As previously noted, I saw flashes of the O.G. in 2019 and 2020. I remember taking the photo above, but I didn’t remember I had it until pulling these notes together, and it’s hard to pin it to the right year.
Prior to fall of 2020, any photos were taken on a funky Cannon Elph whose date stamps all said 1968 because every time the battery died, the dates reset. And the battery died a lot. So for a few of the earlier pics, I have to sleuth. I look at photos sequenced near each other for something I can tag to a year and look at things in the photo for other time clues. In the photo above, I know it’s September because those little perennial Maximilian sunflowers don’t bloom until mid-September. The river also looks a little high for September, so I could maybe look at the river gage station archives for yearly differences, but I didn’t. So it’s September 2019 or 2020.
The reason I remember taking the photo is it was the first time I finally grabbed the camera to take a pic of “this weird deer” who’d been popping in. She’s in that “favorite” spot in the backyard on the bank. So I grabbed the camera, opened the back door quietly, and right as I snapped the pic, she unexpectedly squatted to pee. I was thrilled. I’d never seen a deer pee before. It’s hilarious (and fitting) that she peed right on everyone’s favorite spot.
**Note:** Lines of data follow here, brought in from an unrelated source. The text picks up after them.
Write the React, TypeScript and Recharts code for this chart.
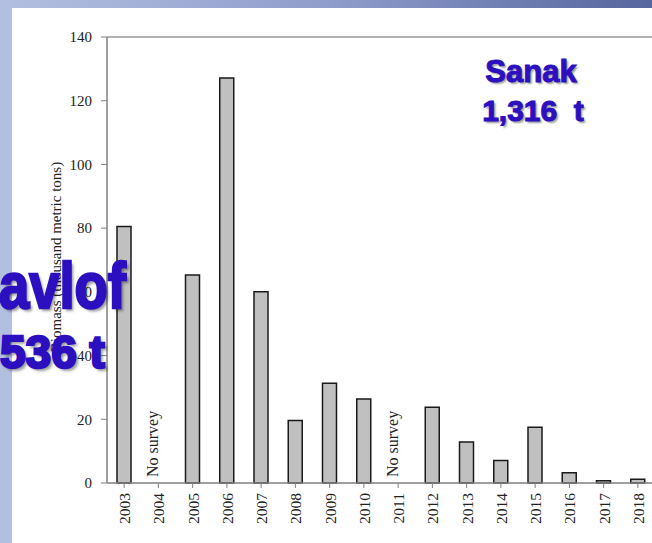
import React from 'react';
import { BarChart, Bar, XAxis, YAxis, ReferenceLine } from 'recharts';

const years = ['2003', '2004', '2005', '2006', '2007', '2008', '2009', '2010', '2011', '2012', '2013', '2014', '2015', '2016', '2017', '2018'];
const biomass: (number | null)[] = [80.5, null, 65.3, 127.1, 60.0, 19.6, 31.3, 26.4, null, 23.8, 12.9, 7.1, 17.5, 3.2, 0.7, 1.2];
const yTicks = [0, 20, 40, 60, 80, 100, 120, 140];
const noSurveyYears = ['2004', '2011'];
const yLabel = 'Biomass (thousand metric tons)';
const sanakLines = ['Sanak', '1,316  t'];
const pavlofLines = ['avlof', '536 t'];

const data = years.map((year, i) => ({ year, biomass: biomass[i] }));

const SERIF = '"Liberation Serif", "Times New Roman", serif';
const SANS = '"Liberation Sans", Arial, sans-serif';
const BLUE = '#2c0fbf';
const SHADOW = '2px 2px 2px rgba(0,0,0,0.4)';

const XTick = (props: any) => {
  const { x, y, payload } = props;
  return (
    <text
      transform={`translate(${x + 6}, ${y}) rotate(-90)`}
      textAnchor="end"
      fontFamily={SERIF}
      fontSize={15.5}
      fill="#222"
    >
      {payload.value}
    </text>
  );
};

const NoSurveyLabel = (props: any) => {
  const vb = props.viewBox || {};
  const bottom = (vb.y || 0) + (vb.height || 0);
  return (
    <text
      transform={`translate(${vb.x}, ${bottom - 6}) rotate(-90)`}
      textAnchor="start"
      fontFamily={SERIF}
      fontSize={16}
      fill="#222"
    >
      No survey
    </text>
  );
};

const YLabel = (props: any) => {
  const vb = props.viewBox || {};
  const cx = vb.x + 1;
  const cy = vb.y + vb.height / 2 - 3;
  return (
    <text
      transform={`translate(${cx}, ${cy}) rotate(-90)`}
      textAnchor="middle"
      fontFamily={SERIF}
      fontSize={15}
      fill="#222"
    >
      {yLabel}
    </text>
  );
};

export default function App() {
  return (
    <div
      style={{
        position: 'fixed',
        left: 0,
        top: 0,
        width: 652,
        height: 543,
        overflow: 'hidden',
        background: '#ffffff',
      }}
    >
      <div
        style={{
          position: 'absolute',
          left: 0,
          top: 0,
          width: 652,
          height: 8,
          background: 'linear-gradient(to right, #b3bfe0, #8f9dcc 50%, #56669e)',
        }}
      />
      <div
        style={{
          position: 'absolute',
          left: 0,
          top: 0,
          width: 12,
          height: 543,
          background: '#b3bfe0',
        }}
      />
      <div style={{ position: 'absolute', left: 0, top: 0 }}>
        <BarChart
          width={660}
          height={543}
          data={data}
          margin={{ top: 37, right: 5, bottom: 0, left: 60 }}
        >
          <XAxis
            dataKey="year"
            interval={0}
            height={60}
            tickSize={5}
            tickMargin={5}
            tick={<XTick />}
            axisLine={{ stroke: '#808080', strokeWidth: 1.5 }}
            tickLine={{ stroke: '#808080' }}
          />
          <YAxis
            width={47}
            domain={[0, 140]}
            ticks={yTicks}
            interval={0}
            tickSize={6}
            tickMargin={9}
            axisLine={{ stroke: '#808080', strokeWidth: 1.5 }}
            tickLine={{ stroke: '#808080' }}
            tick={{ fontFamily: SERIF, fontSize: 15, fill: '#222' }}
            label={<YLabel />}
          />
          <ReferenceLine y={140} stroke="#9a9a9a" strokeWidth={1.5} />
          {noSurveyYears.map((yr) => (
            <ReferenceLine key={yr} x={yr} stroke="none" label={<NoSurveyLabel />} />
          ))}
          <Bar
            dataKey="biomass"
            fill="#c0c0c0"
            stroke="#1a1a1a"
            strokeWidth={1.5}
            barSize={14}
            isAnimationActive={false}
          />
        </BarChart>
      </div>
      <div
        style={{
          position: 'absolute',
          left: 431,
          width: 200,
          top: 56,
          textAlign: 'center',
          fontFamily: SANS,
          fontWeight: 'bold',
          fontSize: 31,
          lineHeight: 1,
          color: BLUE,
          WebkitTextStroke: `1px ${BLUE}`,
          textShadow: SHADOW,
        }}
      >
        {sanakLines[0]}
      </div>
      <div
        style={{
          position: 'absolute',
          left: 433,
          width: 200,
          top: 96,
          textAlign: 'center',
          fontFamily: SANS,
          fontWeight: 'bold',
          fontSize: 30,
          lineHeight: 1,
          whiteSpace: 'pre',
          color: BLUE,
          WebkitTextStroke: `1px ${BLUE}`,
          textShadow: SHADOW,
        }}
      >
        {sanakLines[1]}
      </div>
      <div
        style={{
          position: 'absolute',
          left: -1,
          top: 254,
          fontFamily: SANS,
          fontWeight: 'bold',
          fontSize: 64,
          lineHeight: 1,
          color: BLUE,
          WebkitTextStroke: `2.5px ${BLUE}`,
          textShadow: '3px 3px 3px rgba(0,0,0,0.4)',
          transform: 'scaleX(0.85)',
          transformOrigin: 'left top',
          whiteSpace: 'pre',
        }}
      >
        {pavlofLines[0]}
      </div>
      <div
        style={{
          position: 'absolute',
          left: 0,
          top: 329,
          fontFamily: SANS,
          fontWeight: 'bold',
          fontSize: 46,
          lineHeight: 1,
          color: BLUE,
          WebkitTextStroke: `2.5px ${BLUE}`,
          textShadow: '3px 3px 3px rgba(0,0,0,0.4)',
          whiteSpace: 'pre',
        }}
      >
        {pavlofLines[1]}
      </div>
    </div>
  );
}
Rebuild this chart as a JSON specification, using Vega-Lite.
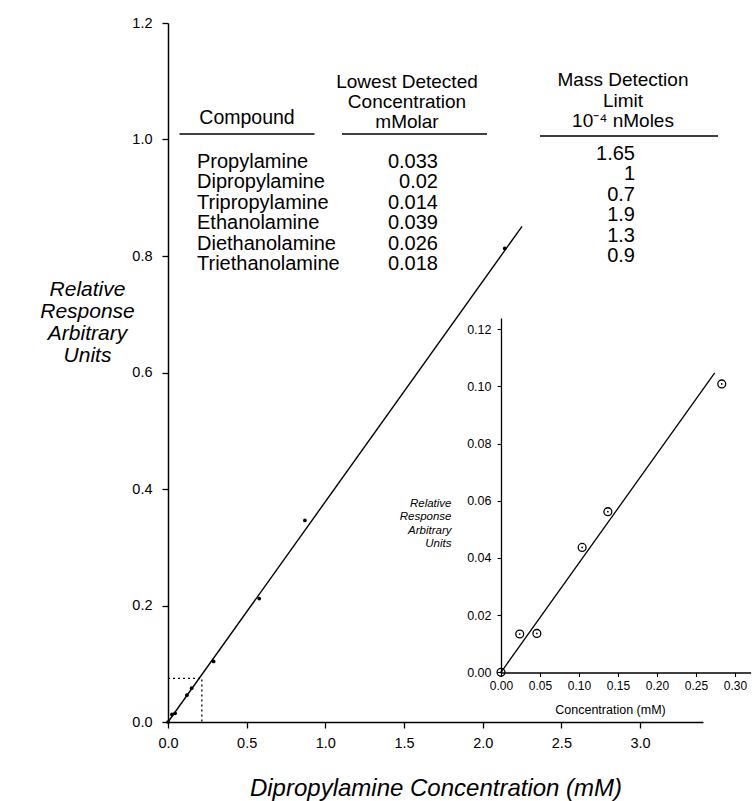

The O.G. showed up early in spring 2021 and spottily during July, but made regular use of the place in August and September. Photos above are off the back deck. She was really healthy, agile, and strong. I saw her jump that falling down barbwire fence, scoot through tight spots, etc. She was competent with her fawns, and they looked great.
She was pretty comfortable around the place. She would browse or move casually through the backyard with fawns while I was sitting on the deck doing something or browse the grape vines that start about 5 feet from the corner of that deck. Deck’s about 12 feet long. It’s a perfect viewing platform. But she’d also split if I was moving around too much or working close to wherever she was holed up.
I’ve asked a number of people, largely hunters, to speculate how Pi might have injured her leg so badly and survived, or whether they thought it was some kind of a birth defect. Mostly I got a lot of “I dunno’s.” The closest, most thoughtful speculation came from a young female hunter who said that if she’d lost it through injury, it most likely occurred when she was very young and still being taken close care of by the herd and a mother.
During the first extended encounters with these deer, I was repeatedly googling some version of “what does it mean when a deer does XYZ?” This is how I learned about bleating. Of course I assumed deer vocalized, but I’d never thought about it or had a daily chance to listen for it. And right after learning about bleating, I walked out the front door and heard— for the first time— a doe and fawn bleating to each other back and forth across the driveway. The next day, I was having coffee on the back porch watching Pi, the Auntie, and Pi’s two fawns on the bank when I realized Pi was bleating at the fawns. I grabbed my phone to see if it would capture the audio, and it led to filming the fawns nursing (vid above). They’re behind a red osier dogwood bush, but you can still see the little buggers. They almost trip mom up when she shakes them loose. Like the peeing, I’d never seen a doe nurse fawns before.